Research shows that climate change will increase the number of warm, moist days — Memphis and a dozen other cities hit record high temperatures last Friday. But there isn’t clear evidence on whether there will be an increase in other atmospheric conditions, like wind shear, which is wind going in different directions and speeds at different elevations.
“Observed and projected future increases in certain types of extreme weather, such as heavy rainfall and extreme heat, can be directly linked to a warmer world. Other types of extreme weather, such as tornadoes, hail, and thunderstorms, are also exhibiting changes that may be related to climate change, but scientific understanding is not yet detailed enough to confidently project the direction and magnitude of future change,” authors wrote in the Fourth National Climate Assessment.
Climate models struggle with the small size of tornadoes. The latest outbreak included a tornado that traveled more than 100 miles, but it was still just a mile wide at most. This inability to create high-resolution models makes it hard to predict future risks and draw the link between climate change and tornadoes.
But models are improving.
“What we do in our model systems now is look for those ingredients in a climate change world, and that helps us understand where tornado environments might be changing,” Strader said.
Tornadoes are not increasing. But they are clustering.
On a broader scale, there has not been an observable increase in the quantity or intensity of tornadoes in the past 50 years in the U.S. But there is some evidence that tornadoes are shifting eastward due to warming temperatures.
From 1950 to 2020, Middle Tennessee averaged nine tornadoes per year. That jumped to 17 per year from 1995 to 2020, which partially reflects better tornado monitoring.

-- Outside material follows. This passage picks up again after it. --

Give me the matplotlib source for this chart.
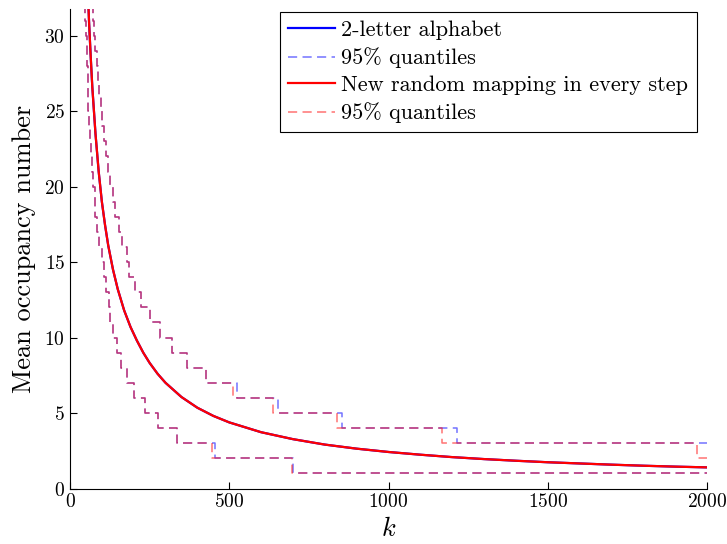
import numpy as np
import matplotlib
matplotlib.use("Agg")
import matplotlib.pyplot as plt

plt.rcParams['font.family'] = 'serif'
plt.rcParams['font.serif'] = ['cmr10']
plt.rcParams['mathtext.fontset'] = 'cm'
plt.rcParams['axes.formatter.use_mathtext'] = True

# mean occupancy (both models give nearly the same curve)
k_mean = [55, 60, 65, 70, 80, 90, 100, 110, 120, 135, 150, 170, 190, 210,
          230, 250, 275, 300, 350, 400, 450, 500, 600, 700, 800, 900, 1000,
          1100, 1200, 1300, 1400, 1500, 1600, 1700, 1800, 1900, 2000]
mean_alpha = [33.5, 30.8, 28.6, 26.6, 23.5, 21.0, 19.0, 17.45, 16.1, 14.5,
              13.2, 11.8, 10.7, 9.8, 9.0, 8.32, 7.6, 7.0, 6.06, 5.35, 4.81,
              4.38, 3.73, 3.27, 2.91, 2.64, 2.42, 2.24, 2.08, 1.95, 1.84,
              1.74, 1.66, 1.58, 1.51, 1.45, 1.40]
mean_rand = mean_alpha

# upper 95% quantile: k where each level starts
up_levels = [32, 31, 30, 29, 28, 27, 26, 25, 24, 23, 22, 21, 20, 19, 18, 17,
             16, 15, 14, 13, 12, 11, 10, 9, 8, 7, 6, 5, 4, 3]
up_k_alpha = [70, 73, 76, 80, 84, 88, 92, 96, 101, 107, 113, 119, 126, 134,
              142, 153, 163, 178, 186, 203, 222, 251, 282, 320, 367, 428,
              523, 654, 853, 1214]
up_k_rand = [70, 73, 76, 80, 84, 88, 92, 96, 101, 107, 113, 119, 126, 134,
             142, 153, 163, 178, 186, 203, 222, 251, 282, 320, 367, 428,
             512, 637, 837, 1167, 1968]
up_levels_rand = up_levels + [2]

# lower 95% quantile
lo_levels = [32, 31, 30, 29, 28, 27, 26, 25, 24, 23, 22, 21, 20, 19, 18, 17,
             16, 15, 14, 13, 12, 11, 10, 9, 8, 7, 6, 5, 4, 3, 2, 1]
lo_k_alpha = [45, 48, 50, 52, 53.5, 55, 57, 58, 61, 64, 67, 70, 73, 77, 80,
              84, 91, 99, 106, 114, 121, 127, 136, 147, 160, 178, 201, 235,
              277, 335, 455, 700]
lo_k_rand = [45, 48, 50, 52, 53.5, 55, 57, 58, 61, 64, 67, 70, 73, 77, 80,
             84, 91, 99, 106, 114, 121, 127, 136, 147, 160, 178, 201, 235,
             277, 335, 446, 697]

k_end = 2000


def stairs(ax, ks, levels, **kw):
    x = list(ks) + [k_end]
    y = list(levels) + [levels[-1]]
    return ax.step(x, y, where='post', **kw)


fig = plt.figure(figsize=(7.27, 5.44), dpi=100)
ax = fig.add_axes([0.0963, 0.102, 0.8762, 0.881])

dash = dict(lw=1.1, dashes=(6, 3.5), alpha=0.55)
h1, = ax.plot(k_mean, mean_alpha, color='#0000ff', lw=1.6)
h2, = stairs(ax, up_k_alpha, up_levels, color='#0000ff', **dash)
stairs(ax, lo_k_alpha, lo_levels, color='#0000ff', **dash)
h3, = ax.plot(k_mean, mean_rand, color='#ff0000', lw=1.6)
h4, = stairs(ax, up_k_rand, up_levels_rand, color='#ff0000', **dash)
stairs(ax, lo_k_rand, lo_levels, color='#ff0000', **dash)

ax.set_xlim(0, 2000)
ax.set_ylim(0, 31.75)
ax.set_xticks([0, 500, 1000, 1500, 2000])
ax.set_yticks([0, 5, 10, 15, 20, 25, 30])
ax.tick_params(direction='in', length=5, width=0.8, labelsize=14)
ax.spines['top'].set_visible(False)
ax.spines['right'].set_visible(False)
ax.set_xlabel('$k$', fontsize=19, labelpad=4)
ax.set_ylabel('Mean occupancy number', fontsize=19, labelpad=6)

leg = ax.legend([h1, h2, h3, h4],
                ['2-letter alphabet', '95% quantiles',
                 'New random mapping in every step', '95% quantiles'],
                loc='upper right', bbox_to_anchor=(0.984, 0.994),
                fontsize=16, frameon=True, fancybox=False,
                framealpha=1, edgecolor='black', handlelength=2.1,
                handletextpad=0.3, labelspacing=0.33, borderpad=0.38,
                borderaxespad=0)
leg.get_frame().set_linewidth(0.8)

plt.savefig('out.png', dpi=100)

There is research that suggests tornado outbreaks are becoming more clustered, though scientists aren’t sure why. In the U.S., the total number of annual tornadoes has remained relatively stable, but there are fewer days with at least one tornado and more days with multiple tornadoes.
The latest event will rank as Middle Tennessee’s fifth-largest tornado outbreak ever. There were 16 tornadoes in Middle Tennessee on Saturday, and that’s on top of five other tornadoes earlier in the month.
The timing is also unusual. From 1811 to 2020, there had only been 16 tornadoes in December in Middle Tennessee, according to the National Weather Service.
So, there are plenty of puzzles. But Strader says the attribution science should not obscure the role of deficient planning and infrastructure in weather fatalities.
“The window of opportunity to act — and not, sort of, make climate change the scapegoat — is now,” Strader said.
Either way, he says making society more resilient won’t hurt. Climate change from burning fossil fuels is making many forms of extreme weather worse, and, with every new storm, it’s getting harder for communities to recover before the next disaster.
This story and headline was updated on March 13, 2022, to reflect revised numbers from the National Weather Service. Originally NWS reported 15 tornadoes on Dec. 10-11, tying it for fifth place. They later revised it to 16 tornadoes.